«Grisenti? Pensavamo a un'assoluzione»

La sorpresa di Fravezzi e Panizza. Savoi (Lega): è la prova della «magnadora»



TRENTO. La notizia arriva a palazzo proprio durante una riunione della maggioranza provinciale sul bilancio. E lascia tutti di sasso. Ora in pochi lo ammettono, ma dal verdetto d'appello assessori e consiglieri si attendevano, come spesso accade, una riduzione della già mite condanna di primo grado nei confronti di Grisenti, se non addirittura la sua cancellazione. Invece è andata diversamente. E al tavolo della riunione, dove si susseguivano gli sms con la notizia, nessuno ne ha fatto cenno.

Meraviglia, stupore e dispiacere «dal punto di vista umano»: Vittorio Fravezzi, uno dei coordinatori dell'Upt, è tra coloro che si aspettavano una sentenza di assoluzione. «È un esito molto pesante di fronte al quale non si può che esprimere solidarietà umana - afferma in una pausa della riunione - le sentenze vanno rispettate e la magistratura fa il suo dovere, ma posso dire che è un verdetto totalmente inatteso.
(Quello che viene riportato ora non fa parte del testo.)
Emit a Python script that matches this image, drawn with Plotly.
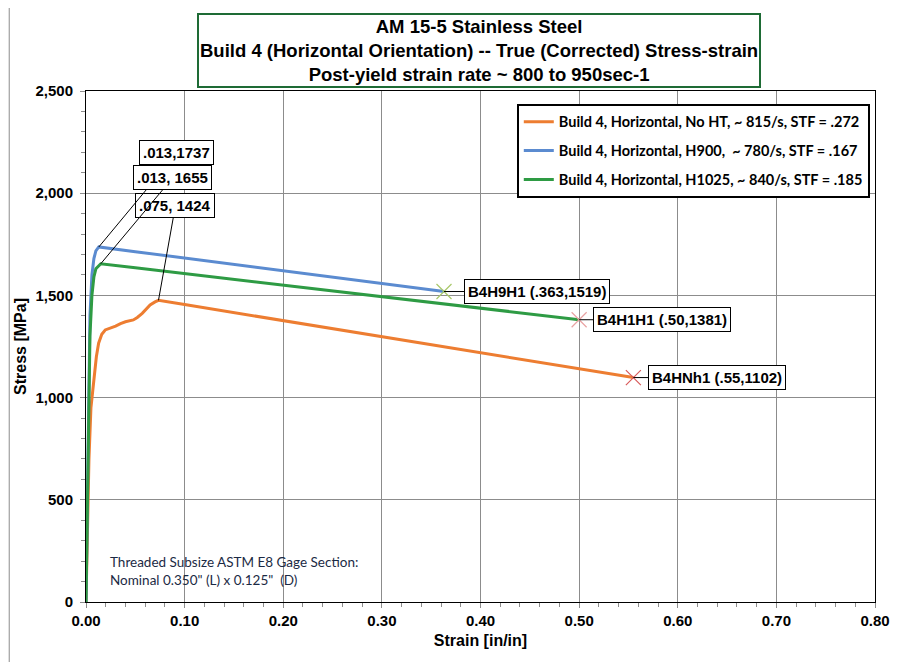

Forse lo capiremo meglio di qui a qualche settimana, quando conosceremo le motivazioni».

Ma che un ritorno di Grisenti nell'arena politica sia ora escluso, a caldo Fravezzi non se la sente di ammetterlo: «Saranno riflessioni che si faranno con la dovuta serenità, si tratta di valutazioni di opportunità propria e di politica complessiva che non vanno fatte così, su due piedi». E il gran lavorìo degli ultimi mesi di Grisenti sul territorio, ora che fine farà? «Un partito è fatto di tante persone autorevoli, è importante che ognuno si impegni per rafforzare il progetto. Detto questo, l'Upt va avanti per la sua strada: ci aspettano sfide importanti, dobbiamo organizzarci per le scadenze del 2013, quando si voterà sia a livello nazionale che per la Provincia».

Sempre che per il Parlamento non si voti già nel 2012. Il che, nel caso di una candidatura del governatore Dellai (e di sue dimissioni dalla presidenza della Provincia), aprirebbe nuovi scenari, con un voto anticipato anche per il consiglio provinciale rispetto alla scadenza naturale dell'autunno 2013.

Sul fronte Pd, registrato il laconico «non ho alcun commento da fare» del segretario Michele Nicoletti, il capogruppo provinciale Luca Zeni parla invece come Fravezzi di «dispiacere dal punto di vista umano, ma politicamente il nostro giudizio non cambia, perché il Pd si è sempre comportato con un metodo diverso nei rapporti politici, in un'ottica di trasparenza».

Durissimo invece Alessandro Savoi, capogruppo della Lega Nord in consiglio provinciale: «Grisenti ora è politicamente finito e questa sentenza prova che la "magnadora" esiste davvero e che in Trentino esiste un sistema mafioso».

Sorpreso dalla sentenza della Corte d'appello anche l'assessore provinciale alla cultura Franco Panizza: «Mi stupisce alla luce delle motivazioni della prima condanna, che erano obiettivamente leggere: pensavo si andasse a un'assoluzione, e come me lo pensavano un po' tutti. Se poi sono emersi nuovi fatti, tali da far giungere a una condanna così pesante, questo dal punto di vista giudiziario non sono in grado di dirlo».

Sulle conseguenze più strettamente politiche di questa sentenza, Panizza misura le parole: «È chiaro che se Grisenti fosse stato assolto per lui sarebbe stato più facile tornare a proporsi all'elettorato, come peraltro aveva intenzione di fare: lo aveva detto e, in queste settimane, lo abbiamo "sentito" sul territorio, non è un segreto. Ora però questa sentenza mette in difficoltà in primo luogo il suo partito. Per quanto riguarda noi autonomisti, il nostro giudizio verso Grisenti è sempre uguale: non abbiamo mai né infierito né voluto dare giudizi».

«Le sentenze non si commentano, si rispettano - afferma invece in una nota Giovanna Giugni, consigliere comunale a Trento dell'Italia dei valori - la condanna di Silvano Grisenti indica che l'isola felice non c'è. La corruzione, purtroppo, esiste anche in Trentino e, come ha detto Piercamillo Davigo a Trento sabato scorso, la corruzione si scopre più facilmente (e quindi si punisce più facilmente) in tempi di crisi. Proprio in tempi di crisi, poi, è molto più difficile giustificare chi, a fronte di uno status importante e ben remunerato, ha fatto un cattivo uso della fiducia dei cittadini e del ruolo che la politica gli aveva affidato».